Pizza remains one of the fastest growing segments in the UK foodservice market, but there’s no one right way of running an effective pizza kitchen.
That’s according to Tom Mullin, executive chef of Neapolitan pizza chain Pizza Pilgrims, who says the idea of a “perfect kitchen” is completely abstract as each operator has different requirements.
“What might be perfect for one guy is not the same as the other. In terms of space, some of the guys in the kitchen work in the tiniest box of a kitchen and they love it — they wouldn’t trade it for larger space. You adapt to what you have. Personally, I do like lots of space in the kitchen but some of the guys from Napoli they love to work shoulder to shoulder.

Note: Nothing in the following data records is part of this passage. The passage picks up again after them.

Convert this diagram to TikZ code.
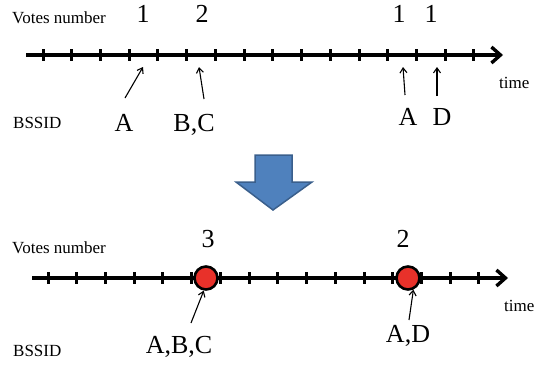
\documentclass[tikz,border=0pt]{standalone}
\usepackage{fontspec}
\setmainfont{Liberation Serif}
\usetikzlibrary{arrows.meta}
\definecolor{blueA}{HTML}{4F81BD}
\definecolor{blueB}{HTML}{3A5F8C}
\definecolor{redC}{HTML}{E8312A}
\begin{document}
\begin{tikzpicture}[x=1pt,y=-1pt,
  axisline/.style={line width=3.4pt,-{Straight Barb[length=9pt,width=16pt]}},
  tickmark/.style={line width=3pt},
  ptr/.style={line width=1.1pt,-{Straight Barb[length=5pt,width=7pt]}},
  small/.style={font=\fontsize{17}{20}\selectfont,inner sep=0pt},
  big/.style={font=\fontsize{26}{30}\selectfont,inner sep=0pt,anchor=base},
  dot/.style={circle,draw=black,line width=2.6pt,fill=redC,minimum size=23pt,inner sep=0pt},
  blockarrow/.style={fill=blueA,draw=blueB,line width=1.5pt,line join=miter}]
\useasboundingbox (0,0) rectangle (538,367);

% ---------- top timeline ----------
\coordinate (a1s) at (26,55);
\coordinate (a1e) at (503,55);
\foreach \i in {0,...,15} \draw[tickmark] ({43+28.73*\i},49) -- ({43+28.73*\i},61);
\draw[axisline] (a1s) -- (a1e);

\node[small,anchor=base west] (vn1) at (12,23) {Votes number};
\node[small,anchor=base west] (bs1) at (13,128) {BSSID};
\node[small,anchor=base west] (tm1) at (499,88) {time};

\node[big] (v1a) at (143,22) {1};
\node[big] (v1b) at (202,22) {2};
\node[big] (v1c) at (399,22) {1};
\node[big] (v1d) at (431,22) {1};

\node[big] (l1a) at (124,131) {A};
\node[big] (l1b) at (194,131) {B,C};
\node[big] (l1c) at (408,125) {A};
\node[big] (l1d) at (442,125) {D};

\coordinate (p1s) at (125,98);  \coordinate (p1e) at (143,67);
\coordinate (p2s) at (204,99);  \coordinate (p2e) at (199,67);
\coordinate (p3s) at (405,95);  \coordinate (p3e) at (403,67);
\coordinate (p4s) at (437,96);  \coordinate (p4e) at (437,67);
\draw[ptr] (p1s) -- (p1e);
\draw[ptr] (p2s) -- (p2e);
\draw[ptr] (p3s) -- (p3e);
\draw[ptr] (p4s) -- (p4e);

% ---------- block arrow ----------
\draw[blockarrow] (255,155) -- (292,155) -- (292,182) -- (312,182) -- (273,210)
  -- (236,182) -- (255,182) -- cycle;

% ---------- bottom timeline ----------
\coordinate (a2s) at (32,278);
\coordinate (a2e) at (508,278);
\foreach \i in {0,...,15} \draw[tickmark] ({48+28.73*\i},272) -- ({48+28.73*\i},284);
\draw[axisline] (a2s) -- (a2e);

\node[dot] (c1) at (206,278) {};
\node[dot] (c2) at (408,278) {};

\node[small,anchor=base west] (vn2) at (12,253) {Votes number};
\node[small,anchor=base west] (bs2) at (13,356) {BSSID};
\node[small,anchor=base west] (tm2) at (504,311) {time};

\node[big] (v2a) at (208,247) {3};
\node[big] (v2b) at (403,247) {2};

\node[big] (l2a) at (179,353) {A,B,C};
\node[big] (l2b) at (408,342) {A,D};

\coordinate (q1s) at (191,323);
\coordinate (q2s) at (409,320);
\draw[ptr] (q1s) -- (c1.-100);
\draw[ptr] (q2s) -- (c2.-65);
\end{tikzpicture}
\end{document}
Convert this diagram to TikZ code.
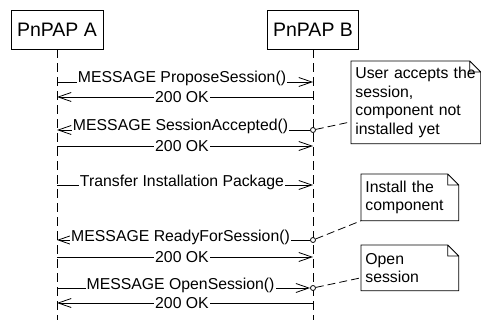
\documentclass[tikz,border=0pt]{standalone}
\usepackage{fontspec}
\setmainfont{Liberation Sans}
\usetikzlibrary{arrows.meta}

% outline of a note with a folded corner
\newcommand\notefold[1]{%
  \draw (#1.north west) -- ([xshift=-11]#1.north east) -- ([yshift=-11]#1.north east)
    -- (#1.south east) -- (#1.south west) -- cycle
    ([xshift=-11]#1.north east) |- ([yshift=-11]#1.north east);}

\begin{document}
\begin{tikzpicture}[x=1pt, y=-1pt, line width=0.8pt,
    actor/.style={draw, minimum width=92, minimum height=39, inner sep=0pt,
      font=\fontsize{19.5}{23}\selectfont},
    lifeline/.style={dash pattern=on 9pt off 5pt},
    msg/.style={-{Straight Barb[length=13pt,width=9pt]}},
    req/.style={anchor=base, yshift=-1pt, xshift=-3pt, fill=white, inner sep=1pt,
      font=\fontsize{15.8}{18}\selectfont},
    ok/.style={fill=white, inner sep=1pt, xshift=-3pt, font=\fontsize{15.8}{18}\selectfont},
    dot/.style={circle, draw, fill=white, inner sep=0pt, minimum size=5pt},
    note/.style={anchor=north west, align=left, inner xsep=4pt, inner ysep=2pt,
      font=\fontsize{15.8}{18.5}\selectfont},
    link/.style={dash pattern=on 8pt off 4pt}]
    \useasboundingbox (0,0) rectangle (481,320);

    \node[actor] (A) at (57,29.5) {PnPAP A};
    \node[actor, minimum width=91] (B) at (313,29.5) {PnPAP B};
    \coordinate (aEnd) at (A.south |- 0,320);
    \coordinate (bEnd) at (B.south |- 0,320);
    \draw[lifeline] (A.south) -- (aEnd);
    \draw[lifeline] (B.south) -- (bEnd);

    % message levels on both lifelines
    \foreach \k/\y in {1/82,2/97,3/130,4/146,5/185,6/240,7/257,8/288,9/303}{
      \coordinate (a\k) at (A.south |- 0,\y);
      \coordinate (b\k) at (B.south |- 0,\y);
    }
    \node[dot] (c1) at (b3) {};
    \node[dot] (c2) at (b6) {};
    \node[dot] (c3) at (b8) {};

    \draw[msg] (a1) -- node[req] {MESSAGE ProposeSession()} (b1);
    \draw[msg] (b2) -- node[ok] {200 OK} (a2);
    \draw[msg] (c1) -- node[req] {MESSAGE SessionAccepted()} (a3);
    \draw[msg] (a4) -- node[ok] {200 OK} (b4);
    \draw[msg] (a5) -- node[req] {Transfer Installation Package} (b5);
    \draw[msg] (c2) -- node[req] {MESSAGE ReadyForSession()} (a6);
    \draw[msg] (a7) -- node[ok] {200 OK} (b7);
    \draw[msg] (a8) -- node[req] {MESSAGE OpenSession()} (c3);
    \draw[msg] (b9) -- node[ok] {200 OK} (a9);

    % notes
    \node[note, text width=121, minimum height=82] (n1) at (351,61)
      {User accepts the\\session,\\component not\\installed yet};
    \node[note, text width=89, minimum height=46] (n2) at (361,174)
      {Install the\\component};
    \node[note, text width=89, minimum height=45] (n3) at (361,245)
      {Open\\session};
    \notefold{n1}
    \notefold{n2}
    \notefold{n3}
    \draw[link] (c1) -- ([yshift=22]n1.south west);
    \draw[link] (c2) -- (n2.south west);
    \draw[link] (c3) -- ([yshift=13]n3.south west);
\end{tikzpicture}
\end{document}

“In our original market stall you could set up the kitchen however you wanted and you didn’t have to walk too far, you could pivot and everything was at your fingertips. It’s a balance between having space but not so much that you waste time walking around.”
When it comes to developing pizza menus, kitchen set-up and equipment are among the primary considerations. Mr Mullin suggests operators should use their busiest sites as a barometer of how much menu expansion their kitchens can cope with.
Pizza Pilgrims has been experimenting with new ways of setting up its back-of-house operations and Mr Mullin says the company has always endeavoured to learn from its mistakes as it has increased its estate.
One important yet unassuming aspect of a pizza kitchen is good lighting, but the business learnt the hard way that insufficient lamination can affect the product.
“At our first pizzeria we had a really cool neon sign behind the kitchen that was bright green, but the problem was that the pizzas were coming out undercooked,” he explained at this year’s Commercial Kitchen show. “And I realised when I went in you couldn’t even see the thing. When it came out of the oven it was shrouded in this green glow. I bought an office lamp with a bright white lightbulb, hung it over the oven and the problem was solved. That was a simple thing that fixed a big problem.”